** START OF ENTRIES **

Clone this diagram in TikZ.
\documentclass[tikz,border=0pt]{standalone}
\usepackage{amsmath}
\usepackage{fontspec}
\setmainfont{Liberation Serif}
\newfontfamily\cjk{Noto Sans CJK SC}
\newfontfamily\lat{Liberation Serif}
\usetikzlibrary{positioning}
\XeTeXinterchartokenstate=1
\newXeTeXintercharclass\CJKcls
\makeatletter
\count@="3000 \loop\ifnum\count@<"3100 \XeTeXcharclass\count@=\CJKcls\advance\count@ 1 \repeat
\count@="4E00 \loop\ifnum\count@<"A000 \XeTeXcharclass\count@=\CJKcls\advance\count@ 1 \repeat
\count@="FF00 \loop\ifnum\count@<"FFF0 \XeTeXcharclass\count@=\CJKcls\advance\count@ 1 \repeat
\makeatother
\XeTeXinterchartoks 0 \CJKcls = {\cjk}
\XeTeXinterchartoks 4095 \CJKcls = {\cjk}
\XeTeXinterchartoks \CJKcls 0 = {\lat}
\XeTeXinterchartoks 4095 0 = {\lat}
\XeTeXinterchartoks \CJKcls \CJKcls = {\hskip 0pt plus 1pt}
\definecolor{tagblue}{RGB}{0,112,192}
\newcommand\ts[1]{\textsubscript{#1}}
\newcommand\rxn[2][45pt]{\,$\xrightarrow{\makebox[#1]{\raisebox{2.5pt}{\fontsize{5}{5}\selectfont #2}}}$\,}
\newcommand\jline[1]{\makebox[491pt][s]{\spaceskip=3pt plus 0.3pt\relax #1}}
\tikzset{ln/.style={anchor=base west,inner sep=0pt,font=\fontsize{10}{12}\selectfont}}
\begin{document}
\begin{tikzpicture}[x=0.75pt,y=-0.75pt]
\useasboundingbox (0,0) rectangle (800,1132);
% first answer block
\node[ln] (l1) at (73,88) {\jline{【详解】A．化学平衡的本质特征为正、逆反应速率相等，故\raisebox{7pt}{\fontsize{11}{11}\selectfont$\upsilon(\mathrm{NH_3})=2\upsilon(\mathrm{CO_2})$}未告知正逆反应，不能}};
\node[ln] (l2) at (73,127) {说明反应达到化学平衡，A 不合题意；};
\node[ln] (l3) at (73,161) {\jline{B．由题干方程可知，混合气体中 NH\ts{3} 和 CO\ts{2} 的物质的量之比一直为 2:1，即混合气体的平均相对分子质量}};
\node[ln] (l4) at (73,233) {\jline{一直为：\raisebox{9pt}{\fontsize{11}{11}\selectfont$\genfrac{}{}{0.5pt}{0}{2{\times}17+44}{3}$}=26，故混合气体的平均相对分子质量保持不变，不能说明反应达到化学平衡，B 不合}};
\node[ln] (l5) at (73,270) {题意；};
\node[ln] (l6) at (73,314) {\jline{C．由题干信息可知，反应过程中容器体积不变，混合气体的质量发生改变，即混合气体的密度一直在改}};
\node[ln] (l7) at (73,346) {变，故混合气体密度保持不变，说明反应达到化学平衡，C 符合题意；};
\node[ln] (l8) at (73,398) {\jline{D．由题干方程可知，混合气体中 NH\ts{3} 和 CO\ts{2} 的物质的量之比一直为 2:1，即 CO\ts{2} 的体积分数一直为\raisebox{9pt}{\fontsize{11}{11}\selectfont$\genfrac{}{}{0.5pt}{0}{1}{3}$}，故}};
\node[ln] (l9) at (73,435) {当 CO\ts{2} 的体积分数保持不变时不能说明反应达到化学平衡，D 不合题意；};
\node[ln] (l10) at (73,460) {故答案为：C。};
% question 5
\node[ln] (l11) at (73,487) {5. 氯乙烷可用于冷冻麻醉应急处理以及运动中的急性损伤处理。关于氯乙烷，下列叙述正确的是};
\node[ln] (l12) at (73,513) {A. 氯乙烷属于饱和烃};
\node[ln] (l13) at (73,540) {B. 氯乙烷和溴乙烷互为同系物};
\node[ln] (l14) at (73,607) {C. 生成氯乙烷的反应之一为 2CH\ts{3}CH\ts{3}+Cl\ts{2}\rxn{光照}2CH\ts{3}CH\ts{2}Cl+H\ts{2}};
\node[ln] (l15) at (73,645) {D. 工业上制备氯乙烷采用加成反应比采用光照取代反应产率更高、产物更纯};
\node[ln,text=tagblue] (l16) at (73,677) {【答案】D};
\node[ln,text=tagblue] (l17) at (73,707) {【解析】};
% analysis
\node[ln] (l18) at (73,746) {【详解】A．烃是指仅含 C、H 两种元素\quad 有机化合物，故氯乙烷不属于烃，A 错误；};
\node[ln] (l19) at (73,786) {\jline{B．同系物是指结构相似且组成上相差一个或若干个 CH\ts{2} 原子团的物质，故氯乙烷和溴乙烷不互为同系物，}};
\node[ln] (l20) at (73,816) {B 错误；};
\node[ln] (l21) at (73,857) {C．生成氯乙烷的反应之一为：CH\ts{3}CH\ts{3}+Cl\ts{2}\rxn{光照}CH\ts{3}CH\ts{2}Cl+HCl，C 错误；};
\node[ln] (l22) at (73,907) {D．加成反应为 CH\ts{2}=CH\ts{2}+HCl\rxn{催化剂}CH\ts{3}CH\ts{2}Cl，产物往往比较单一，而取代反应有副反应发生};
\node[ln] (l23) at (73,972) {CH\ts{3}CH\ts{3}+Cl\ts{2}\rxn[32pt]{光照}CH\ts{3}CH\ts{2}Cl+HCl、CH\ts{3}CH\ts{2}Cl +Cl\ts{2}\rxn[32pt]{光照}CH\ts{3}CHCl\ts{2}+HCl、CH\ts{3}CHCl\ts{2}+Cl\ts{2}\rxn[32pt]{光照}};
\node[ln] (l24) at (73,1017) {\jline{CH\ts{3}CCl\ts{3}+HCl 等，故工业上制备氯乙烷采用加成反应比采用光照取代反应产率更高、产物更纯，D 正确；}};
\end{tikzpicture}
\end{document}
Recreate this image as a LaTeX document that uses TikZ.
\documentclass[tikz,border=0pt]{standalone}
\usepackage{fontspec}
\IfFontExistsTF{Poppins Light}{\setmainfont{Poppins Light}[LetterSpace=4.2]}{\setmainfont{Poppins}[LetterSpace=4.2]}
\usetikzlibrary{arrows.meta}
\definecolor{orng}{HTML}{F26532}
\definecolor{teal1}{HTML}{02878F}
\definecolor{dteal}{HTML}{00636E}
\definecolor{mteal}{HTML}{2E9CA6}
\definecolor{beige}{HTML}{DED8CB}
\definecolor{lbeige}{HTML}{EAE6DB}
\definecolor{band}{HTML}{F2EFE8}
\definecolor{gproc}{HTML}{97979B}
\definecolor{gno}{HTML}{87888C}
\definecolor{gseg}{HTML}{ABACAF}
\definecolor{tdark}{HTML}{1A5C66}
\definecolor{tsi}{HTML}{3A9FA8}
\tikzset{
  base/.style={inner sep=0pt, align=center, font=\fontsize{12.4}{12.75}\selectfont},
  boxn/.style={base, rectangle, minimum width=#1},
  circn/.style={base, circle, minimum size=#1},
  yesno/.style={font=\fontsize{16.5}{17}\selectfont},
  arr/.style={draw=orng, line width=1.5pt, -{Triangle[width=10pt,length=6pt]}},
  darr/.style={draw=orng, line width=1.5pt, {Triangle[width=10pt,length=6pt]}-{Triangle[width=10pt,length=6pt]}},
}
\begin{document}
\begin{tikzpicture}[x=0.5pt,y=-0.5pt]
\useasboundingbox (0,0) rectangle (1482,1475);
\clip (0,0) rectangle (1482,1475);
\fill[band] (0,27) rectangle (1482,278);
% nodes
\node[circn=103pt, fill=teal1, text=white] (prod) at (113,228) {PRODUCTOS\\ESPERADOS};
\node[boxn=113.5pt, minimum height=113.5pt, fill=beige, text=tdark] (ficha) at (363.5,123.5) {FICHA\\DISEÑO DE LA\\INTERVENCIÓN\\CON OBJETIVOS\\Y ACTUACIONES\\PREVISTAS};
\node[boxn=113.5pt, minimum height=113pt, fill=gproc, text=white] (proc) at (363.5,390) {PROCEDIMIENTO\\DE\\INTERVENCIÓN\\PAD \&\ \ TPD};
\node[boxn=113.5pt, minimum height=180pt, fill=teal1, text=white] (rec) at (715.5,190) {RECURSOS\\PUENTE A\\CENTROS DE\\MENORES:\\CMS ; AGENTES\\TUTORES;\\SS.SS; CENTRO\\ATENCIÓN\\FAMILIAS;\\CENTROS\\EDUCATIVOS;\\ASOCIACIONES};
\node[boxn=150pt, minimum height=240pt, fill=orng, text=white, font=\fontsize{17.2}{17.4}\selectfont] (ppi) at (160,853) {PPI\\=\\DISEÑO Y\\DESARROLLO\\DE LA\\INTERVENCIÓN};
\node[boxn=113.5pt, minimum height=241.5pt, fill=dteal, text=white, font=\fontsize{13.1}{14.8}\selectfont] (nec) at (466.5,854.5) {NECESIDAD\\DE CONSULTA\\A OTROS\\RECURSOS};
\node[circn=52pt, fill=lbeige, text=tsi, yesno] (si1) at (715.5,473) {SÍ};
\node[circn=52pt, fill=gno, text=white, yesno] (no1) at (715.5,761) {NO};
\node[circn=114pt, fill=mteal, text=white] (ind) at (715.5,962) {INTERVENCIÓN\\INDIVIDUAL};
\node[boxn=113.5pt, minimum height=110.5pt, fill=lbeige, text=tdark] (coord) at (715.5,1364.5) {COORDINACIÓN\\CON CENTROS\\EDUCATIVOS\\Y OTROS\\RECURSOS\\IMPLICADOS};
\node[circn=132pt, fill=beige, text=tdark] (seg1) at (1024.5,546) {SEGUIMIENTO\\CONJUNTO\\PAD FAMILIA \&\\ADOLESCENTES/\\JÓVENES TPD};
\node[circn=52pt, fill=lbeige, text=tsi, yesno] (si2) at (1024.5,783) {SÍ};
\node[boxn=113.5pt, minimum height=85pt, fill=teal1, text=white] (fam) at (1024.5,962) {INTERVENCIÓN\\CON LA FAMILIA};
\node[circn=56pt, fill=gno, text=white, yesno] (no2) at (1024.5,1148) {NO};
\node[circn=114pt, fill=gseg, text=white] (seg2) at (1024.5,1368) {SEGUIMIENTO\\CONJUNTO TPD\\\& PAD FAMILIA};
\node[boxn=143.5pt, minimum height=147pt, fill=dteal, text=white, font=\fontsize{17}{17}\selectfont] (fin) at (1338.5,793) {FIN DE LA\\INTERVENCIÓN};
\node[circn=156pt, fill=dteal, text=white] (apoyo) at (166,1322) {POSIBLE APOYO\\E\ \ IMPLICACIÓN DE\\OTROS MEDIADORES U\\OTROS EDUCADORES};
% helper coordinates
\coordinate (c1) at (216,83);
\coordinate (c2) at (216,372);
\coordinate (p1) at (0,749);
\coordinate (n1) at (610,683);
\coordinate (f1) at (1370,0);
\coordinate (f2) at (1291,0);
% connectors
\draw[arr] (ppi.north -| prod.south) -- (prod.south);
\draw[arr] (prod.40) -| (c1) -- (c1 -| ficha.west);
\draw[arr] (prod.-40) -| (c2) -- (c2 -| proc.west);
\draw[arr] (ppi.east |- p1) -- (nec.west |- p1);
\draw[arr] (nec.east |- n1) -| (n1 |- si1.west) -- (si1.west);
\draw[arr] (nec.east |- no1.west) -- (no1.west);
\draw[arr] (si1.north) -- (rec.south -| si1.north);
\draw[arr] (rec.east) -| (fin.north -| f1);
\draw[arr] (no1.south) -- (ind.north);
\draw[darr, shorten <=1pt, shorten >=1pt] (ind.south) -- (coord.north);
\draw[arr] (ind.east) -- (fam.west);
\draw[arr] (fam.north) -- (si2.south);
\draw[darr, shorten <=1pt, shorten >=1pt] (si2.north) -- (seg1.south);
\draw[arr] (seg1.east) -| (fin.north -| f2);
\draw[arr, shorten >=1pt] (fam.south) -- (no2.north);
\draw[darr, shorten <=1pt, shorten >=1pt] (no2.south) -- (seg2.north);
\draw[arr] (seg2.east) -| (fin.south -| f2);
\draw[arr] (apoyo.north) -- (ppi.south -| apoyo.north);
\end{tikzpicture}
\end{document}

** END OF ENTRIES **

_WHAT IS EXPECTED_: Pick out all lines from the data above in which the word "this" appears.

_FULL RESPONSE_:
Clone this diagram in TikZ.
Recreate this image as a LaTeX document that uses TikZ.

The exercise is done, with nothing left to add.